5. Results and Discussions
The descriptive statistics for the two modes used in this study are illustrated in
Table 3. More than 70 percent of the school-goers use passenger cars for travel while approximately 30 percent of them walk to the school. The median time for both modes is almost the same while students who reside near the school walk to the school.
This study used the MLP-NN, SVM, and ELM for predicting the mode choice of school goers. To test the robustness and convergence of the MLT, this study employed 60, 70, and 80 percent of the available data for training the prediction models for the three different scenarios, while the remaining data were used for testing purposes. It is worth mentioning that the inputs of the MLT models were the school level, the distance between home and school, travel time, family income, family size, the number of students in the family and education level, whereas their output was binary i.e., either choosing passenger car or walking.
However, for the multilayer perceptron neural network, the Levenberg-Marquardt (LM) algorithm was employed for training in the MATLAB environment. The LM is a combination of the Gauss-Newton and steepest descent algorithms and exhibits better generalization performance in terms of stability, robustness, and convergence. This study chose five hidden neurons through a systematic trial and error approach for the MLP-NN. However, it employed a binary SVM classifier in a MATLAB environment that trained or cross-validated an SVM model for two different classes of data by mapping the predictor data using kernel functions via quadratic programming for objective-function minimization. Like MLP-NN, this study selected the key parameters of the SVM through the systematic trial and error technique. Finally, this research employed an ELM toolbox developed in a MATLAB environment to predict the mode choice behavior of the school goers. Like the other two techniques, this study chose the ELM parameters, namely the regularization coefficient, kernel parameter, and kernel option through a systematic trial and error process.
Table 4,
Table 5 and
Table 6 show the operation time required for training and testing of the selected MLT along with their training and testing accuracies for a different number of training and testing data. As can be seen, the SVM required approximately 10 seconds for training purposes whereas the MLP-NN and ELM took approximately 0.05 seconds, respectively. Conversely, the SVM and MLP-NN took similar times for testing purposes that were almost double compared to the testing time of the ELM technique. Therefore, it can be concluded that in terms of computational time, the SVM technique is the most expensive one and the ELM is the least expensive one for this specific study. As can be observed, the training accuracy for the SVM technique was approximately 90 percent whereas the same for the ELM and MLP-NN techniques were more than 99 percent for all cases in predicting the mode choice behavior of the school-goers. In terms of testing accuracies, the ELM and MLP-NN achieved almost 98 percent accuracies whereas the accuracy for the SVM technique was less than 90 percent for each case.

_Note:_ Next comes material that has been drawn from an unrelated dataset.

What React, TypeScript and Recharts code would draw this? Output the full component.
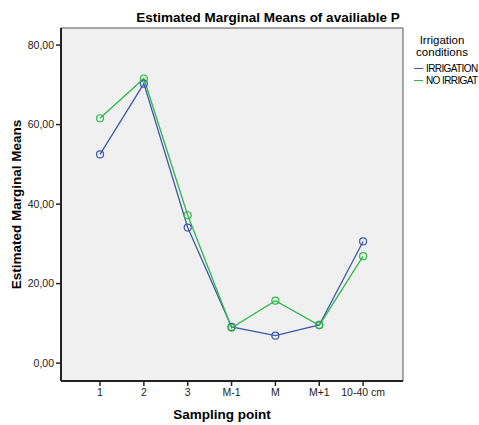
import React from 'react';
import {
  LineChart,
  Line,
  XAxis,
  YAxis,
  ReferenceArea,
  Label
} from 'recharts';

const samplingPoints = ['1', '2', '3', 'M-1', 'M', 'M+1', '10-40 cm'];
const irrigation = [52.5, 70.3, 34.1, 9.1, 6.9, 9.6, 30.6];
const noIrrigation = [61.6, 71.6, 37.2, 8.9, 15.7, 9.5, 26.9];
const yTicks = [0, 20, 40, 60, 80];

const BLUE = '#3e58ac';
const GREEN = '#2eb848';
const FONT = '"Liberation Sans", Arial, sans-serif';

const data = samplingPoints.map((label, i) => ({
  idx: i + 1,
  label,
  irrigation: irrigation[i],
  noIrrigation: noIrrigation[i],
}));

const legendItems = [
  { name: 'IRRIGATION', color: BLUE },
  { name: 'NO IRRIGAT', color: GREEN },
];

export default function App(): React.JSX.Element {
  return (
    <div style={{ position: 'absolute', left: 0, top: 0, width: 479, height: 425, background: '#fff' }}>
      <LineChart
        width={479}
        height={425}
        data={data}
        margin={{ top: 28, right: 76, left: 0, bottom: 0 }}
      >
        <text x={268} y={22} textAnchor="middle" fontFamily={FONT} fontWeight="bold" fontSize={13.5} fill="#000">
          Estimated Marginal Means of availiable P
        </text>
        <ReferenceArea
          x1={0.11}
          x2={7.91}
          y1={-4.5}
          y2={84.3}
          fill="#f0f0f0"
          fillOpacity={1}
          stroke="#555"
          strokeWidth={1}
        />
        <XAxis
          dataKey="idx"
          type="number"
          domain={[0.11, 7.91]}
          ticks={[1, 2, 3, 4, 5, 6, 7]}
          tickFormatter={(v: number) => samplingPoints[v - 1]}
          tick={{ fill: '#222', fontSize: 10.5, fontFamily: FONT }}
          tickSize={5}
          tickMargin={3}
          axisLine={{ stroke: '#222', strokeWidth: 2 }}
          tickLine={{ stroke: '#222', strokeWidth: 1.5 }}
          height={44}
          allowDataOverflow
        >
          <Label
            value="Sampling point"
            position="insideBottom"
            offset={6}
            dx={-10}
            style={{ fontFamily: FONT, fontWeight: 'bold', fontSize: 13.5, fill: '#000' }}
          />
        </XAxis>
        <YAxis
          type="number"
          domain={[-4.5, 84.3]}
          ticks={yTicks}
          tickFormatter={(v: number) => v.toFixed(2).replace('.', ',')}
          tick={{ fill: '#222', fontSize: 10.5, fontFamily: FONT }}
          tickSize={5}
          tickMargin={2}
          axisLine={{ stroke: '#222', strokeWidth: 2 }}
          tickLine={{ stroke: '#222', strokeWidth: 1.5 }}
          width={61}
          allowDataOverflow
        >
          <Label
            value="Estimated Marginal Means"
            angle={-90}
            position="insideLeft"
            offset={16}
            style={{ fontFamily: FONT, fontWeight: 'bold', fontSize: 13.5, fill: '#000', textAnchor: 'middle' }}
          />
        </YAxis>
        <Line
          dataKey="irrigation"
          name="IRRIGATION"
          stroke={BLUE}
          strokeWidth={1.3}
          dot={{ r: 3.5, stroke: BLUE, strokeWidth: 1.2, fill: 'none' }}
          isAnimationActive={false}
        />
        <Line
          dataKey="noIrrigation"
          name="NO IRRIGAT"
          stroke={GREEN}
          strokeWidth={1.3}
          dot={{ r: 3.5, stroke: GREEN, strokeWidth: 1.2, fill: 'none' }}
          isAnimationActive={false}
        />
      </LineChart>
      <div style={{ position: 'absolute', left: 406, top: 34, width: 72, fontFamily: FONT, color: '#000', fontSize: 11.5, textAlign: 'center', lineHeight: '12px' }}>
        Irrigation<br />conditions
      </div>
      <div style={{ position: 'absolute', left: 414, top: 62, fontFamily: FONT, color: '#000' }}>
        {legendItems.map((it) => (
          <div key={it.name} style={{ display: 'flex', alignItems: 'center', height: 12.5, fontSize: 10, letterSpacing: -0.6 }}>
            <span style={{ display: 'inline-block', width: 9, height: 0, borderTop: `1.4px solid ${it.color}`, marginRight: 3 }} />
            {it.name}
          </div>
        ))}
      </div>
    </div>
  );
}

Furthermore, this study employed a majority voting ensemble method based on the outputs of the three machine learning tools to achieve better generalization performance for the testing datasets. This technique gave the same rights to each model and chose the predicted solutions that received more than half of the votes. There was no ambiguity in the selection of the best class as this study employed odd numbers (three) of MLT.

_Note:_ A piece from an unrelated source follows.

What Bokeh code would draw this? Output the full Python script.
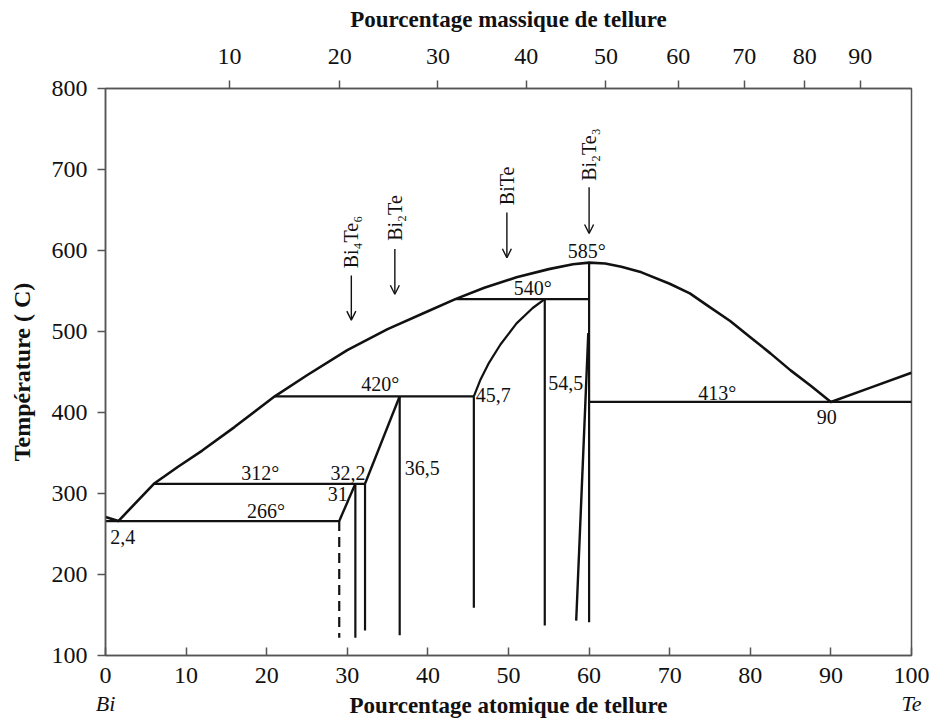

Table 7 presents and compares the accuracy of the different machine learning tools and the majority voting ensemble method.

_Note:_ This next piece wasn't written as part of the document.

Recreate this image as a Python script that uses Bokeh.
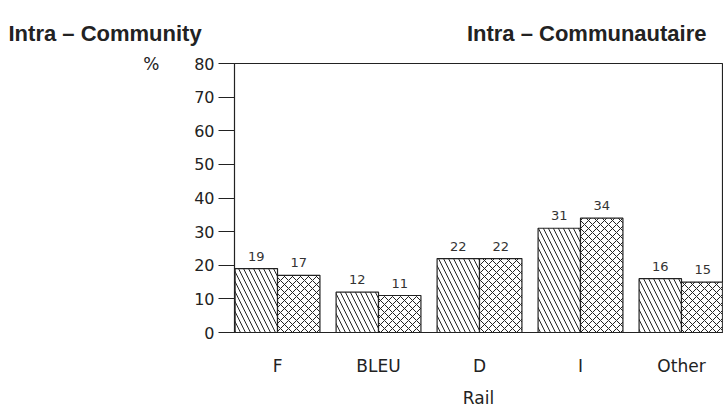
from bokeh.plotting import figure
from bokeh.models import FixedTicker, ColumnDataSource, LabelSet, LinearAxis
from bokeh.layouts import column
from bokeh.core.properties import value
from bokeh.embed import file_html
from bokeh.resources import INLINE

categories = ["F", "BLEU", "D", "I", "Other"]
series_a = [19, 12, 22, 31, 16]
series_b = [17, 11, 22, 34, 15]
y_ticks = [0, 10, 20, 30, 40, 50, 60, 70, 80]
titles = ["Intra – Community", "Intra – Communautaire"]
unit_label = "%"
x_title = "Rail"

W, H_HEAD, H_MAIN = 723, 48, 362

# ---- header with the two titles ----
head = figure(width=W, height=H_HEAD, output_backend="svg", toolbar_location=None,
              x_range=(0, W), y_range=(H_HEAD, 0), x_axis_type=None, y_axis_type=None)
head.min_border = 0
head.frame_align = False
head.outline_line_color = None
head.grid.visible = False
head.background_fill_color = "white"
head.border_fill_color = "white"
head.text(x=[8], y=[33], text=[titles[0]], text_font=value("Liberation Sans"),
          text_font_style="bold", text_font_size="22px", text_color="#222222",
          text_align="left", text_baseline="alphabetic")
head.text(x=[706], y=[33], text=[titles[1]], text_font=value("Liberation Sans"),
          text_font_style="bold", text_font_size="22px", text_color="#222222",
          text_align="right", text_baseline="alphabetic")

# ---- main chart ----
idx = list(range(len(categories)))
bw = 0.42
src_a = ColumnDataSource(dict(x=[i - bw / 2 for i in idx], top=series_a, lab=[str(v) for v in series_a]))
src_b = ColumnDataSource(dict(x=[i + bw / 2 for i in idx], top=series_b, lab=[str(v) for v in series_b]))

p = figure(width=W, height=H_MAIN, output_backend="svg", toolbar_location=None,
           x_range=(-0.426, 4.406), y_range=(0, 80))
p.frame_align = False
p.min_border_left = 234
p.min_border_right = 1
p.min_border_top = 63 - H_HEAD
p.min_border_bottom = 78
p.background_fill_color = "white"
p.border_fill_color = "white"
p.outline_line_color = "#222222"
p.outline_line_width = 1.2
p.grid.visible = False

p.vbar(x="x", top="top", width=bw, source=src_a, fill_color="white", line_color="#222222",
       line_width=1.2, hatch_pattern="\\", hatch_color="#222222", hatch_scale=10, hatch_weight=1)
p.vbar(x="x", top="top", width=bw, source=src_b, fill_color="white", line_color="#222222",
       line_width=1.2, hatch_pattern="x", hatch_color="#222222", hatch_scale=8, hatch_weight=1)

for s in (src_a, src_b):
    p.add_layout(LabelSet(x="x", y="top", text="lab", source=s, text_align="center",
                          text_baseline="bottom", y_offset=8, text_font=value("DejaVu Sans"),
                          text_font_size=value("13px"), text_color=value("#333333")))

p.yaxis.ticker = FixedTicker(ticks=y_ticks)
p.yaxis.major_tick_out = 16
p.yaxis.major_tick_in = 0
p.yaxis.minor_tick_line_color = None
p.yaxis.major_label_standoff = 4
p.yaxis.major_label_text_font = "DejaVu Sans"
p.yaxis.major_label_text_font_size = "16px"
p.yaxis.major_label_text_color = "#222222"
p.yaxis.axis_line_color = "#222222"
p.yaxis.major_tick_line_color = "#222222"

# "%" unit marker as an outer axis label at the top tick
unit_axis = LinearAxis(ticker=FixedTicker(ticks=[y_ticks[-1]]),
                       major_label_overrides={y_ticks[-1]: unit_label})
unit_axis.axis_line_color = None
unit_axis.major_tick_line_color = None
unit_axis.minor_tick_line_color = None
unit_axis.major_tick_out = 0
unit_axis.major_tick_in = 0
unit_axis.major_label_standoff = 32
unit_axis.major_label_text_font = "DejaVu Sans"
unit_axis.major_label_text_font_size = "17px"
unit_axis.major_label_text_color = "#222222"
p.add_layout(unit_axis, "left")

p.xaxis.ticker = FixedTicker(ticks=idx)
p.xaxis.major_label_overrides = {i: c for i, c in zip(idx, categories)}
p.xaxis.major_tick_line_color = None
p.xaxis.minor_tick_line_color = None
p.xaxis.major_label_standoff = 17
p.xaxis.major_label_text_font = "DejaVu Sans"
p.xaxis.major_label_text_font_size = "17px"
p.xaxis.major_label_text_color = "#222222"
p.xaxis.axis_line_color = "#222222"
p.xaxis.axis_label = x_title
p.xaxis.axis_label_text_font = "DejaVu Sans"
p.xaxis.axis_label_text_font_style = "normal"
p.xaxis.axis_label_text_font_size = "17px"
p.xaxis.axis_label_text_color = "#222222"
p.xaxis.axis_label_standoff = 9

layout = column(head, p, spacing=0)
open("out.html", "w").write(file_html(layout, INLINE))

Figure 2 shows the testing accuracies of the employed MLT and the majority voting ensemble method for a different amount of training and testing data. Therefore, it can be concluded that in terms accuracies, the SVM technique showed the least performance, whereas the ELM and MLP-NN showed excellent performance that justified their employment in predicting the mode choice behavior of the school-goers of the selected area of Saudi Arabia. Moreover, the majority voting ensemble method predicted the solutions with better or at least equal accuracies of the individual models.
6. Conclusions
The promising performance of ELM and MLP-NN suggests their use for modeling the travel mode choice behavior of the school goers. Both techniques outperformed the SVM technique in terms of training and testing accuracies. The training accuracy for the SVM technique was approximately 90 percent, whereas for the ELM and MLP-NN techniques, the accuracies were more than 99 percent for all cases. In addition, the ELM and MLP-NN achieved almost 98 percent accuracies for the test datasets, whereas the accuracy for the SVM technique was less than 90 percent for each case. Furthermore, the SVM technique was computationally expensive over the other two techniques. The ELM was the best one in terms of overall computational expense. Therefore, the ELM and MLP-NN models can be applied to predict the mode choice behavior of the school going student populations in KSA with a higher precision. Moreover, the developed majority voting ensemble method also predicted the solutions with better or at least equal accuracies of the individual MLT models that confirmed the effectiveness of the ensemble method in modeling mode choice behavior problems.
It was observed that the travel time, family income, and parent education level were the prime variables to dictate the mode-choice behavior. This study expects to help and guide the transport planners, engineers, and decision-makers to devise a plan for strategic management and supporting infrastructure for both traffic and walkers based on accurate demand and its higher predictive power. This would also influence the decisions for surrounding land use changes that facilitates the commuting both in cars and on foot.